THEATERS AND CONCERT HALLS
Russia is one of the great musical nations of the world, and Russians are justifiably proud of their classical music traditions. Pyotr Tchaikovsky, Nikolay Rimsky-Korsakov, Mikhail Glinka, Modest Mussorgsky, Alexander Borodin, Sergey Rachmaninov, Sergey Prokofiev and Dmitriy Shostakovich are just some of the more famous figures closely associated with St. Petersburg, and their music can be heard regularly in theaters and concert halls across the city.
Mariinsky Theater is one of the largest and oldest music theaters in Russia that is famous all over the world. The construction of the theater building was completed in 1859 by architect Albert Kavos. In October, 1860 the performance of Mikhail Glinka’s opera Life for the Tsar marked its inauguration. The theater was named after Maria Aleksandrovna, the wife of Alexander II. Operas and ballets written by the great Russian composers were put on the theater stage. The theater has played host to many of Russia’s most celebrated classical performers: Fyodor Shalyapin sang there, and the dancers Vatslav Nizhinsky, Matilda Kshesinskaya, Anna Pavlova, Galina Ulanova, Rudolf Nureyev, Mikhail Baryshnikov also graced its stage.

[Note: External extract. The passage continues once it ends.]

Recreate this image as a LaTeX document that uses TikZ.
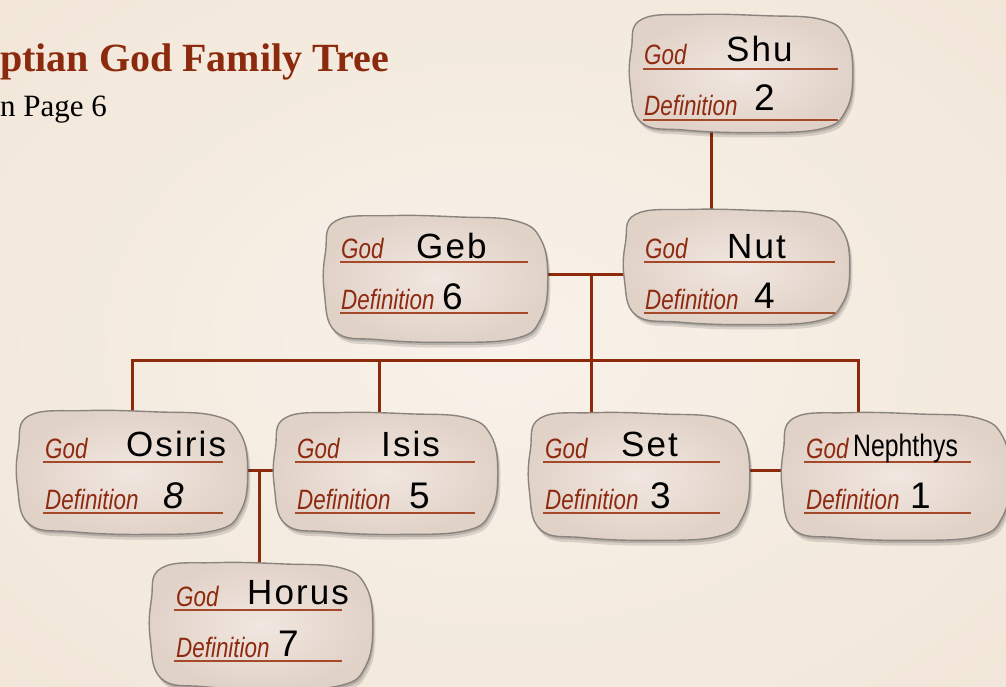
\documentclass[tikz,border=0pt]{standalone}
\usepackage{fontspec}
\setmainfont{Liberation Serif}
\newfontfamily\lblfont[FakeStretch=0.8]{Liberation Sans}
\newfontfamily\handfont[LetterSpace=6]{Liberation Sans}
\usetikzlibrary{calc}
\definecolor{bgc}{HTML}{F9F2EA}
\definecolor{bgd}{HTML}{F1E6D8}
\definecolor{titlered}{HTML}{8C2A0E}
\definecolor{lblred}{HTML}{8E2A10}
\definecolor{rulered}{HTML}{A44A2A}
\definecolor{linkred}{HTML}{8E2A0C}
\definecolor{stonein}{HTML}{F1E7E0}
\definecolor{stoneout}{HTML}{E1D2C8}
\definecolor{stoneedge}{HTML}{8A847E}
\tikzset{
  stonebox/.style={inner sep=0pt, draw=none},
  lbl/.style={anchor=base west, inner sep=0pt, text=lblred, font=\lblfont\itshape\fontsize{28}{28}\selectfont},
  hand/.style={anchor=base west, inner sep=0pt, text=black, font=\handfont\fontsize{35}{35}\selectfont},
  handnum/.style={hand, font=\handfont\fontsize{37}{37}\selectfont},
  rule/.style={draw=rulered, line width=1.2pt},
  link/.style={draw=linkred, line width=3pt},
}
\newcommand\stonepath[4]{%
  \begin{scope}[shift={(#1,#2)}, xscale=#3, yscale=#4]
    \fill[black, opacity=0.12, shift={(0.012,0.04)}] plot[smooth cycle, tension=0.7] coordinates {(0.06,0.06) (0.3,0.02) (0.6,0.03) (0.85,0.06) (0.96,0.2) (0.99,0.5) (0.96,0.8) (0.85,0.95) (0.55,0.98) (0.25,0.96) (0.06,0.9) (0.01,0.6) (0.015,0.3)};
    \fill[black, opacity=0.15, shift={(0.006,0.02)}] plot[smooth cycle, tension=0.7] coordinates {(0.06,0.06) (0.3,0.02) (0.6,0.03) (0.85,0.06) (0.96,0.2) (0.99,0.5) (0.96,0.8) (0.85,0.95) (0.55,0.98) (0.25,0.96) (0.06,0.9) (0.01,0.6) (0.015,0.3)};
    \shade[inner color=stonein, outer color=stoneout, draw=stoneedge, line width=1.4pt] plot[smooth cycle, tension=0.7] coordinates {(0.06,0.06) (0.3,0.02) (0.6,0.03) (0.85,0.06) (0.96,0.2) (0.99,0.5) (0.96,0.8) (0.85,0.95) (0.55,0.98) (0.25,0.96) (0.06,0.9) (0.01,0.6) (0.015,0.3)};
  \end{scope}}
\begin{document}
\begin{tikzpicture}[x=1pt,y=-1pt]
\useasboundingbox (0,0) rectangle (1006,687);
\shade[inner color=bgc, outer color=bgd] (-200,-150) rectangle (1206,837);
% titles
\node[anchor=base west, inner sep=0pt, text=titlered, font=\bfseries\fontsize{40}{40}\selectfont] (title) at (0,72) {ptian God Family Tree};
\node[anchor=base west, inner sep=0pt, text=black, font=\fontsize{31}{31}\selectfont] (sub) at (0,117) {n Page 6};
% stone anchor nodes
\node[stonebox, minimum width=227pt, minimum height=123pt] (shu) at (741.5,73.5) {};
\node[stonebox, minimum width=230pt, minimum height=120pt] (nut) at (737,267) {};
\node[stonebox, minimum width=228pt, minimum height=132pt] (geb) at (436,279) {};
\node[stonebox, minimum width=235pt, minimum height=129pt] (osiris) at (132.5,472.5) {};
\node[stonebox, minimum width=228pt, minimum height=127pt] (isis) at (386,473.5) {};
\node[stonebox, minimum width=225pt, minimum height=133pt] (set) at (639.5,476.5) {};
\node[stonebox, minimum width=232pt, minimum height=133pt] (nephthys) at (896,476.5) {};
\node[stonebox, minimum width=227pt, minimum height=130pt] (horus) at (261.5,625) {};
% junction coordinates
\coordinate (jshu) at (711,170);
\coordinate (jgn) at (591,274);
\coordinate (bar) at (591,360);
\coordinate (bl) at (132,360);
\coordinate (bi) at (379,360);
\coordinate (br) at (858,360);
\coordinate (joi) at (259,470);
\coordinate (jsn) at (766,470);
% connectors
\draw[link] ([yshift=12pt]shu.south -| jshu) -- ([yshift=-14pt]nut.north -| jshu);
\draw[link] ([xshift=-12pt]geb.east |- jgn) -- ([xshift=12pt]nut.west |- jgn);
\draw[link] (jgn) -- (bar);
\draw[link] ([yshift=-14pt]osiris.north -| bl) -- (bl) -- (br) -- ([yshift=-14pt]nephthys.north -| br);
\draw[link] (bi) -- ([yshift=-14pt]isis.north -| bi);
\draw[link] (bar) -- ([yshift=-14pt]set.north -| bar);
\draw[link] ([xshift=-12pt]osiris.east |- joi) -- ([xshift=12pt]isis.west |- joi);
\draw[link] (joi) -- ([yshift=-14pt]horus.north -| joi);
\draw[link] ([xshift=-12pt]set.east |- jsn) -- ([xshift=12pt]nephthys.west |- jsn);
% stones
\stonepath{628}{12}{227}{123}
\stonepath{622}{207}{230}{120}
\stonepath{322}{213}{228}{132}
\stonepath{15}{408}{235}{129}
\stonepath{272}{410}{228}{127}
\stonepath{527}{410}{225}{133}
\stonepath{780}{410}{232}{133}
\stonepath{148}{560}{227}{132}
% Shu
\draw[rule] (643,69) -- (838,69); \draw[rule] (643,120) -- (838,120);
\node[lbl] (shu-g) at (644,65) {God};
\node[lbl] (shu-d) at (644,116) {Definition};
\node[hand] (shu-n) at (726,62) {Shu};
\node[handnum] (shu-v) at (754,111) {2};
% Nut
\draw[rule] (644,262) -- (835,262); \draw[rule] (644,313) -- (835,313);
\node[lbl] (nut-g) at (645,258) {God};
\node[lbl] (nut-d) at (645,309) {Definition};
\node[hand] (nut-n) at (727,258) {Nut};
\node[handnum] (nut-v) at (754,308) {4};
% Geb
\draw[rule] (340,262) -- (528,262); \draw[rule] (340,313) -- (528,313);
\node[lbl] (geb-g) at (341,258) {God};
\node[lbl] (geb-d) at (341,309) {Definition};
\node[hand] (geb-n) at (416,258) {Geb};
\node[handnum] (geb-v) at (442,309) {6};
% Osiris
\draw[rule] (43,462) -- (223,462); \draw[rule] (43,513) -- (223,513);
\node[lbl] (osiris-g) at (45,458) {God};
\node[lbl] (osiris-d) at (45,509) {Definition};
\node[hand] (osiris-n) at (126,456) {Osiris};
\node[handnum, font=\handfont\itshape\fontsize{37}{37}\selectfont] (osiris-v) at (163,508) {8};
% Isis
\draw[rule] (295,462) -- (475,462); \draw[rule] (295,513) -- (475,513);
\node[lbl] (isis-g) at (297,458) {God};
\node[lbl] (isis-d) at (297,509) {Definition};
\node[hand] (isis-n) at (381,456) {Isis};
\node[handnum] (isis-v) at (409,508) {5};
% Set
\draw[rule] (543,462) -- (720,462); \draw[rule] (543,513) -- (720,513);
\node[lbl] (set-g) at (545,458) {God};
\node[lbl] (set-d) at (545,509) {Definition};
\node[hand] (set-n) at (621,456) {Set};
\node[handnum] (set-v) at (650,508) {3};
% Nephthys
\draw[rule] (804,462) -- (971,462); \draw[rule] (804,513) -- (971,513);
\node[lbl] (nephthys-g) at (806,458) {God};
\node[lbl] (nephthys-d) at (806,509) {Definition};
\node[hand, font=\lblfont\fontsize{31}{31}\selectfont] (nephthys-n) at (853,456) {Nephthys};
\node[handnum] (nephthys-v) at (910,508) {1};
% Horus
\draw[rule] (174,610) -- (342,610); \draw[rule] (174,661) -- (342,661);
\node[lbl] (horus-g) at (176,606) {God};
\node[lbl] (horus-d) at (176,657) {Definition};
\node[hand] (horus-n) at (247,604) {Horus};
\node[handnum] (horus-v) at (278,656) {7};
\end{tikzpicture}
\end{document}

Since 1988 Maestro Valeriy Gergiev has been Artistic Director of the Mariinskiy Theater, and he has been responsible for reclaiming and reviving the heritage of the Russian masterworks that have been performed here. He has also premiered here in recent years many operatic masterpieces of the western repertory.
Mikhaylovskiy Theater was built in 1831-1833 to the design of architect Alexander Bryullov, and inaugurated in November, 1833. The theater is called Mikhailovskiy to honor Mikhail Pavlovich, the brother of Emperor Nicholas I. The premieres of works by Russia’s best 20th century composers, including Sergey Prokofiev, Dmitriy Kabalevsky, Dmitriy Shostakovich, Aram Khachaturyan and Rodion Schedrin were given here.
Year 2007 witnessed the revival of the Mikhaylovsky Theater. The General Director of the theater Vladimir Kekhman initiated and sponsored the repair works in the building. Under Vladimir Kekhman a constellation of famous artists appeared in the theater. In 2010 he was awarded the national Celebrity Prize for the revival of the theater.
Bolshoy Hall of St. Petersburg Academic Philharmonic named after Shostakovich was designed by architect Peasant Jacquou in 1834-1839. Because of its excellent acoustics the hall soon became the center of musical life in St. Petersburg. Franz Liszt, Hector Berlioz, Richard Wagner, Gustav Mahler and Richard Strauss all appeared on its stage.
In the 20th century both Dmitriy Shostakovich and Sergey Prokofiev collaborated with the Philharmonic Orchestra. One could have regularly listened to Mstislav Rostropovich and Svyatoslav Rikhter, performing under the baton of the conductor Evgeniy Mravinsky. He was succeeded by Yuriy Temirkanov in 1988, who is one of the world’s most distinguished conductors today.
Academic Capella became famous as a center of performance of the best works of Russian and Western European composers written for the choir. The present building of the Academic Capella was constructed in 1887-1889 by Leontiy Benois in Neoclassical style for the Emperor Court Choir Capella. Organ, choir and solo concerts of sacred and classical music attract more and more admirers in St. Petersburg.
Oktyabrskiy Bolshoy Concert Hall is a multi-purpose hall for concerts, celebrations, big shows and ballets. The architects Alexander Zhuk, Vflentin Kamensky and Jean Verzhbitsky had this building constructed in 1967. The hall is equipped with modern light & acoustic facilities.
Bolshoy St. Petersburg State Circus is one of the leading spectacular circuses of the country. Circus performances were a success in St. Petersburg even in the 18th century. They took place at the squares during the public merry-making and at the riding schools. The opening of the Circus on Fontanka, the first Russian building of stone designed by architect Vasiliy Kenel and specified for the circus, took place in December, 1877.